Guatemala City, Guatemala – The United States government plans to analyse the effects of climate change on migration, including potential legal protections – a move that migrant and refugee rights advocates say is a crucial step in the right direction.
In a February 4 executive order otherwise focused on refugee resettlement issues, US President Joe Biden instructed officials to examine climate-related displacement and migration and to submit a report within six months.
The report will discuss various aspects of climate-related migration, including ramifications on security and foreign aid. Importantly, it will also examine “options for protection and resettlement of individuals displaced directly or indirectly from climate change”.
The inclusion of climate-related migration and protections so early in Biden’s administration is an unexpected, unprecedented and welcome move, said Kayly Ober, who manages the Climate Displacement Program at Refugees International, an NGO based in Washington, DC.
“It is a big deal,” Ober told Al Jazeera. “This is an indication that the conversation has shifted.”
Regardless of how much progress is made on reducing carbon emissions, the effects of climate change will continue to displace millions of people, both internally and across borders.
Some 24 million people were displaced by weather-related disasters – which have worsened due to climate change – in 2019 alone, according to the Internal Displacement Monitoring Centre.
“The climate emergency is the defining crisis of our time. But less discussed is what is going to happen to the tens of millions of people on the front lines of this emergency,” said Andrew Harper, special adviser on climate action at the United Nations refugee agency (UNHCR).
“We are already seeing more people being displaced by climate and extreme weather events than by conflict. There is no safe place from climate change, so we need to treat it as the global emergency that it is,” Harper told Al Jazeera.
In a report on Thursday, Refugees International offered guidance for the Biden administration on re-engaging with multilateral initiatives, minimising displacement and seeking regional solutions.

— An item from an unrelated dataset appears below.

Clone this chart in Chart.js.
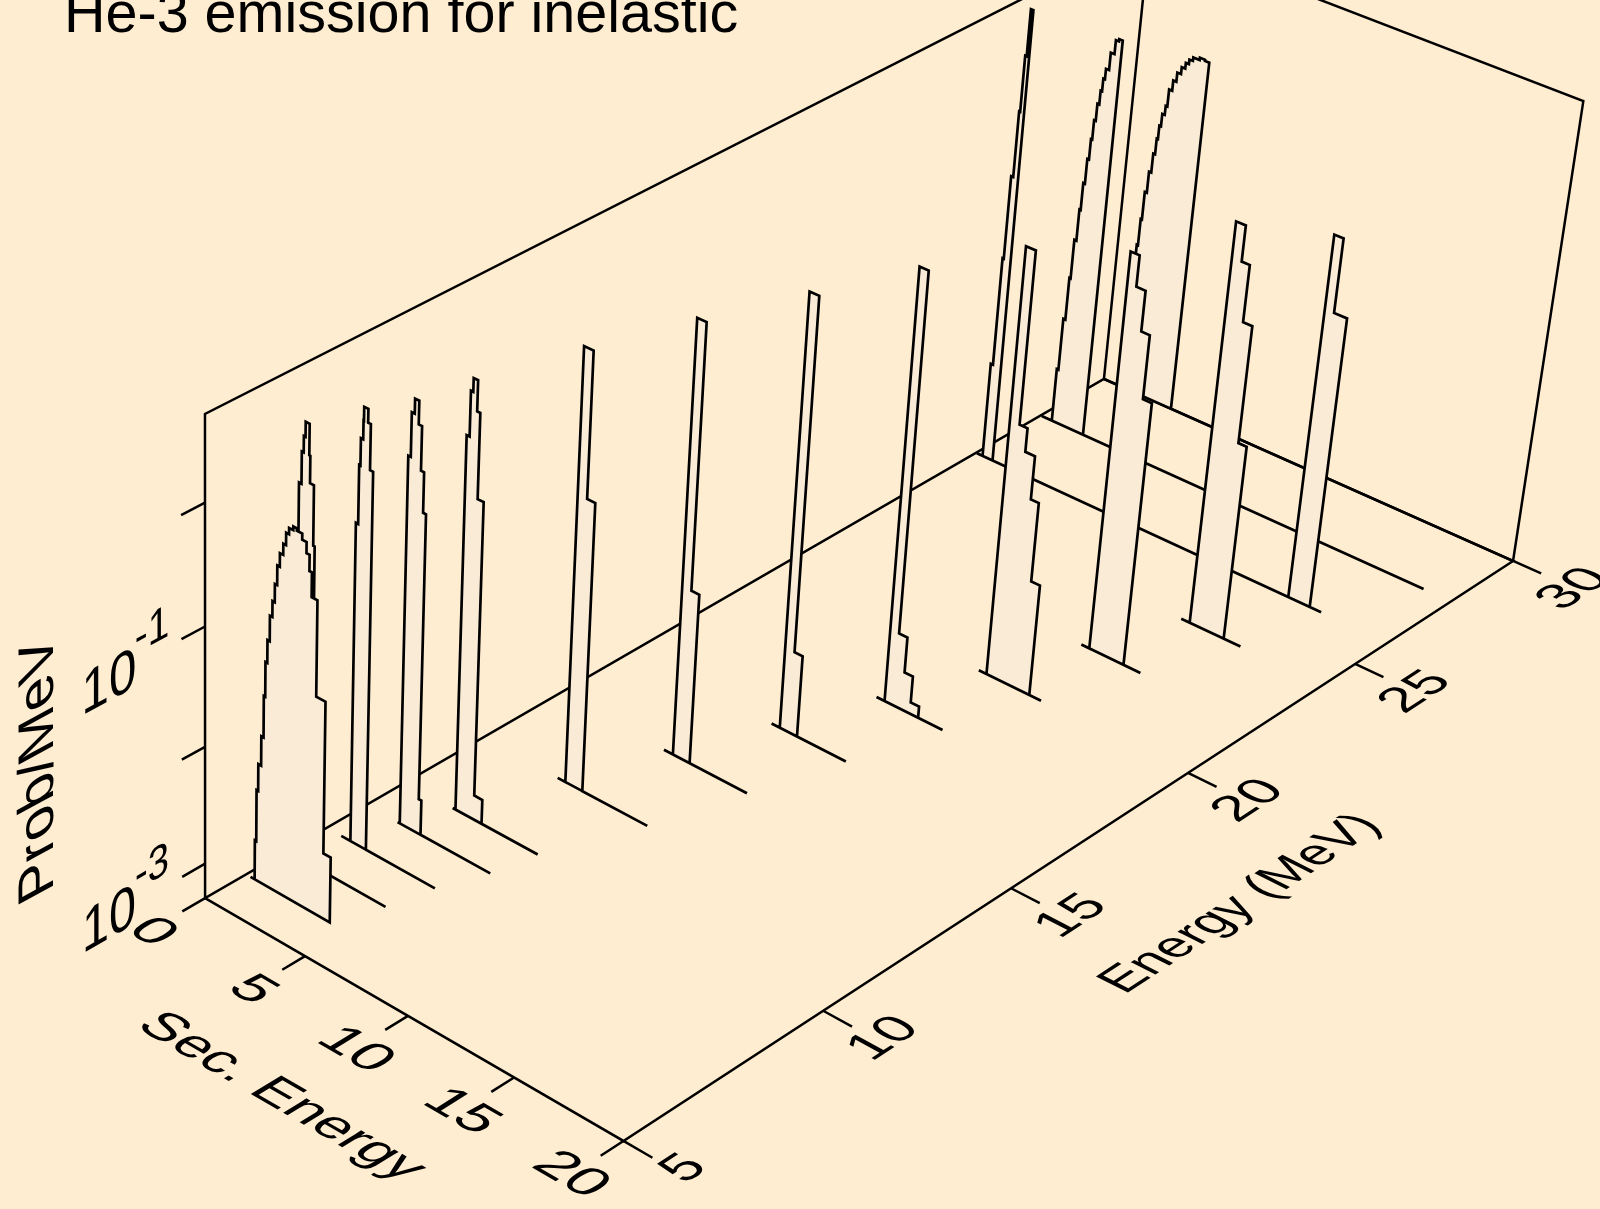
<!DOCTYPE html><html><head><meta charset="utf-8"><style>html,body{margin:0;padding:0;background:#FFEDD2}canvas{display:block}</style></head><body>
<canvas id="c" width="1600" height="1209" style="width:1600px;height:1209px"></canvas>
<script src="https://cdn.jsdelivr.net/npm/chart.js@4"></script>
<script>
// ---- data: bin edges (MeV) and log10(prob/MeV) per incident energy ----
const title="He-3 emission for inelastic";
const secTicks=[0,5,10,15,20];
const energyTicks=[5,10,15,20,25,30];
const probTicks=[-3,-2,-1,0];
const probLabelled=[-3,-1];
const floorLog=-3.3, ceilLog=0.7;
const energies=[6,7,8,9,10,12,14,16,18,20,22,24,26,28,30];
const baseFrom=[0.22,0.40,0.73,1.57,2.37,3.77,5.31,6.99,8.61,10.17,11.81,13.39,0.04,0.05,0];
const baseTo=[4.19,4.94,5.40,6.17,6.58,8.17,9.36,10.59,11.79,13.15,14.62,16.19,16.92,18.73,20];
const S06=[.43,.50,.58,.72,.83,.90,.99,1.10,1.22,1.33,1.44,1.56,1.72,1.85,1.99,2.19,2.36,2.62,2.83,2.98,3.10,3.38,3.83,4.19];
const P06=[-2.96,-2.52,-2.29,-2.04,-1.69,-1.40,-1.21,-1.00,-.87,-.72,-.56,-.45,-.36,-.26,-.21,-.18,-.20,-.25,-.34,-.47,-.67,-1.46,-2.74];
const S07=[.42,.54,.63,.71,.90,.95,1.14,1.21,1.45,1.76];
const P07=[-.16,.10,.23,.35,.10,-.12,-.61,-1.86,-3.21];
const S08=[1.19,1.30,1.36,1.47,1.49,1.69,1.82,1.97];
const P08=[-.60,-.12,.10,.25,.36,.25,-.12];
const S09=[1.68,1.80,1.94,2.14,2.30,2.45,2.59,2.72];
const P09=[-.19,.17,.29,.10,-.26,-.59,-3.0];
const S10=[2.51,2.65,2.76,2.97,3.12,3.41,3.81];
const P10=[-.13,.24,.35,.10,-.60,-3.09];
const S12=[4.15,4.60,4.99];
const P12=[.38,-.83];
const S14=[5.75,6.19,6.57];
const P14=[.40,-1.83];
const S16=[7.39,7.84,8.23];
const P16=[.41,-2.59];
const S18=[9.00,9.42,9.82,10.22,10.62];
const P18=[.41,-2.66,-2.97,-3.20];
const S20=[10.54,10.99,11.36,11.81,12.18,12.59];
const P20=[.37,-1.08,-1.28,-1.65,-2.33];
const S22=[12.19,12.60,13.02,13.41,13.82];
const P22=[.13,-.13,-.47,-1.01];
const S24=[13.79,14.23,14.60,15.02,15.40];
const P24=[.18,-.12,-.60,-1.60];
const S26=[.33,.44,.50,.60,.65,.72,.84,15.37,15.79,16.38];
const P26=[-2.45,-1.49,-.76,-.19,.29,.69,-3.3,-.13,-.76];
const S28=[.57,.65,.75,.81,.91,.97,1.05,1.13,1.19,1.27,1.36,1.43,1.51,1.66,1.84,1.99,2.16];
const P28=[-2.82,-2.35,-1.97,-1.62,-1.34,-1.10,-.88,-.70,-.53,-.38,-.26,-.15,-.06,.09,.21,.23];
const S30=[.85,.92,.98,1.04,1.14,1.25,1.34,1.40,1.48,1.60,1.68,1.83,1.98,2.16,2.33,2.48,2.65,2.96,3.21,3.42];
const P30=[-2.49,-1.98,-1.74,-1.49,-1.30,-1.13,-.99,-.87,-.76,-.68,-.53,-.44,-.36,-.30,-.25,-.21,-.18,-.16,-.17];
const edgesByEnergy=[S06,S07,S08,S09,S10,S12,S14,S16,S18,S20,S22,S24,S26,S28,S30];
const valuesByEnergy=[P06,P07,P08,P09,P10,P12,P14,P16,P18,P20,P22,P24,P26,P28,P30];

// ---- perspective camera fitted to the corners of the plot box ----
const boxCorners=[[0,0,0,205,898],[0,1,0,623.5,1141],[1,1,0,1513,561],[1,0,0,1104,379],[0,0,1,205,414],[1,1,1,1583.3,101]];
function solve(A,b){const n=b.length,M=A.map((r,i)=>[...r,b[i]]);for(let i=0;i<n;i++){let p=i;for(let k=i;k<n;k++)if(Math.abs(M[k][i])>Math.abs(M[p][i]))p=k;[M[i],M[p]]=[M[p],M[i]];for(let k=0;k<n;k++)if(k!==i){const f=M[k][i]/M[i][i];for(let j=i;j<=n;j++)M[k][j]-=f*M[i][j];}}return M.map((r,i)=>r[n]/r[i]);}
const R=[],B=[];for(const [u,v,w,X,Y] of boxCorners){const x=X/1000,y=Y/1000;R.push([u,v,w,1,0,0,0,0,-x*u,-x*v,-x*w]);B.push(x);R.push([0,0,0,0,u,v,w,1,-y*u,-y*v,-y*w]);B.push(y);}
const idx=[...Array(11).keys()];
const cam=solve(idx.map(i=>idx.map(j=>R.reduce((s,r)=>s+r[i]*r[j],0))),idx.map(i=>R.reduce((s,r,k)=>s+r[i]*B[k],0)));
function proj(u,v,w){const d=cam[8]*u+cam[9]*v+cam[10]*w+1;return {x:1000*(cam[0]*u+cam[1]*v+cam[2]*w+cam[3])/d,y:1000*(cam[4]*u+cam[5]*v+cam[6]*w+cam[7])/d};}
const U=e=>(e-5)/25, V=s=>s/20, W=l=>(l-floorLog)/(ceilLog-floorLog);
const pt=(e,s,l)=>proj(U(e),V(s),W(l));

const ink='#000000', fillCol='#FAEBD7', lw=2.7;
const lineBase={showLine:true,pointRadius:0,pointHitRadius:0,borderColor:ink,borderWidth:lw,borderJoinStyle:'miter',borderCapStyle:'butt',borderDash:[100000,0],fill:false,clip:false};
function outline(i){const e=energies[i],S=edgesByEnergy[i],P=valuesByEnergy[i];const o=[pt(e,baseFrom[i],floorLog),pt(e,S[0],floorLog)];
  P.forEach((l,k)=>{o.push(pt(e,S[k],l));o.push(pt(e,S[k+1],l));});
  o.push(pt(e,S[S.length-1],floorLog));o.push(pt(e,baseTo[i],floorLog));o.push(pt(e,baseFrom[i],floorLog));return o;}
const datasets=[];
energies.forEach((e,i)=>datasets.push({...lineBase,label:'E='+e+' MeV',data:outline(i),fill:'shape',backgroundColor:fillCol}));
const seg=(a,b)=>({...lineBase,label:'axis',data:[a,b],borderWidth:lw-.2});
const [tu,tv]=[0.022,0.065];
secTicks.forEach(s=>datasets.push(seg(pt(5,s,floorLog),proj(-tu,V(s),0))));
energyTicks.forEach(e=>datasets.push(seg(pt(e,20,floorLog),proj(U(e),1+tv,0))));
probTicks.forEach(l=>datasets.push(seg(pt(5,0,l),proj(-tu,0,W(l)))));
datasets.push({...lineBase,label:'box',borderWidth:lw-.2,data:[[0,0,0],[0,1,0],[1,1,0],[1,0,0],[0,0,0],[0,0,1],[1,0,1],[1,0,0],[1,0,1],[1,1,1],[1,1,0]].map(c=>proj(...c))});

function planeText(ctx,txt,cx,cy,dirB,dirU,emB,emU){
  const nb=Math.hypot(...dirB),nu=Math.hypot(...dirU);
  const b=[dirB[0]/nb,dirB[1]/nb],up=[dirU[0]/nu,dirU[1]/nu];
  ctx.save();ctx.translate(cx,cy);ctx.transform(b[0]*emB/100,b[1]*emB/100,-up[0]*emU/100,-up[1]*emU/100,0,0);
  ctx.font='100px "Liberation Sans"';ctx.fillStyle=ink;ctx.textAlign='center';ctx.textBaseline='middle';ctx.fillText(txt,0,0);ctx.restore();
}
const diff=(a,b)=>[b.x-a.x,b.y-a.y];
const labels={id:'labels',afterDraw(chart){const ctx=chart.ctx;
  ctx.save();ctx.font='57.5px "Liberation Sans"';ctx.fillStyle=ink;ctx.textAlign='left';ctx.textBaseline='alphabetic';ctx.fillText(title,64,32);ctx.restore();
  secTicks.forEach(s=>{const t=proj(0,V(s),0);planeText(ctx,String(s),t.x-53,t.y+34,diff(proj(0,V(s)-.05,0),proj(0,V(s)+.05,0)),diff(proj(-.05,V(s),0),proj(.05,V(s),0)),60,52);});
  energyTicks.forEach(e=>{const t=proj(U(e),1,0);planeText(ctx,String(e),t.x+61,t.y+28,diff(proj(U(e)-.05,1,0),proj(U(e)+.05,1,0)),diff(proj(U(e),1.05,0),proj(U(e),.95,0)),54,52);});
  probLabelled.forEach(l=>{const t=proj(0,0,W(l));const db=diff(proj(-.05,0,W(l)),proj(.05,0,W(l))),du=[0,-1];
    planeText(ctx,'10',t.x-96,t.y+58,db,du,56,60);planeText(ctx,String(l),t.x-53,t.y+5,db,du,44,47);});
  planeText(ctx,'Sec. Energy',281,1097,diff(proj(0,0,0),proj(0,1,0)),diff(proj(0,.5,0),proj(.1,.5,0)),57,52);
  planeText(ctx,'Energy (MeV)',1241,904,diff(proj(0,1,0),proj(1,1,0)),diff(proj(.5,1,0),proj(.5,.9,0)),50,52);
  planeText(ctx,'Prob/MeV',39,768,diff(proj(0,0,0),proj(0,0,1)),diff(proj(0,0,.5),proj(-.1,0,.5)),58.5,57);
}};
new Chart(document.getElementById('c'),{type:'scatter',data:{datasets},plugins:[labels],options:{responsive:false,animation:false,devicePixelRatio:1,layout:{padding:0},
  scales:{x:{type:'linear',min:0,max:1600,display:false},y:{type:'linear',min:0,max:1209,reverse:true,display:false}},
  plugins:{legend:{display:false},tooltip:{enabled:false},title:{display:false},filler:{drawTime:'beforeDatasetDraw',propagate:false}},
  elements:{line:{tension:0}}}});
</script></body></html>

The report, At a Climate Change Crossroads, also detailed concrete recommendations related to migrant admissions and regularisation, including adjustments to Temporary Protected Status (TPS), one of the only protections in the US that can possibly be climate related.
TPS has allowed people from specific countries to remain in the US when their countries of origin were hit by environmental catastrophes, such as earthquakes in El Salvador in 2001 and Haiti in 2010, and a hurricane in Honduras and Nicaragua in 1998.
But the programme’s short-term renewable nature leaves some people in limbo for decades, and Refugees International said the US should make a pathway to permanent residence and citizenship available after five years.
The advocacy group also recommended the US government incorporate climate factors in its refugee eligibility determination system to reflect UNHCR considerations.
It said that could be done in a lesson plan provided to officials assessing eligibility, without the need for any legislative reform.
Some countries and regions have more inclusive refugee and asylum eligibility frameworks, but the international standard is the 1951 Refugee Convention established following WWII.
Climate change displacement does not fit with the admissibility criteria, which requires a well-founded fear of targeted persecution.
The UNHCR has noted, however, that convention protections may be applicable in some cases, particularly “where the effects of climate change and disaster interact with violence, conflict or persecution that lead to displacement”.
The situation is complicated by the fact that climate change is more often than not one contributing factor to displacement, the Center for Strategic and International Studies, a US-based think-tank, said in a policy brief last year.
That is the case for many Honduran migrants and asylum seekers fleeing north in recent months, following the widespread devastation from Eta and Iota, two hurricanes that swept through the region last November.
Any Ortega was one of hundreds of thousands of Hondurans displaced by flooding caused by the storms. Many have since been able to return home, but tens of thousands of people, including Ortega, are unable to do so.
When the hurricanes hit, Ortega and her family first lived under a bridge in northwest Honduras. But a lack of employment opportunities and government assistance drove Ortega to join a 7,500-strong migrant caravan last month.
“If I don’t work, she doesn’t eat,” Ortega said of her mother.
Guatemalan police and military forces disbanded the migrant caravan, but Ortega told Al Jazeera she made it past the checkpoints and about 35km into Mexico, where she was finally stopped by officials and sent back to Honduras.
Report’s framing key
While the willingness of the Biden administration to analyse climate-related migration and discuss potential protections is unprecedented, Refugees International’s Ober said it is important to remember that, at the moment, the order is just for a report.
“What is really important is how the report is framed,” she said, highlighting concerns the officials involved will focus on national security issues instead of taking a humanitarian approach.
The executive order directs the national security adviser to prepare the report in consultation with the director of national intelligence, the head of the US Agency for International Development, and the secretaries of state, defence and homeland security.
“It will be up to advocacy groups and people such as myself to hold them to account,” said Ober.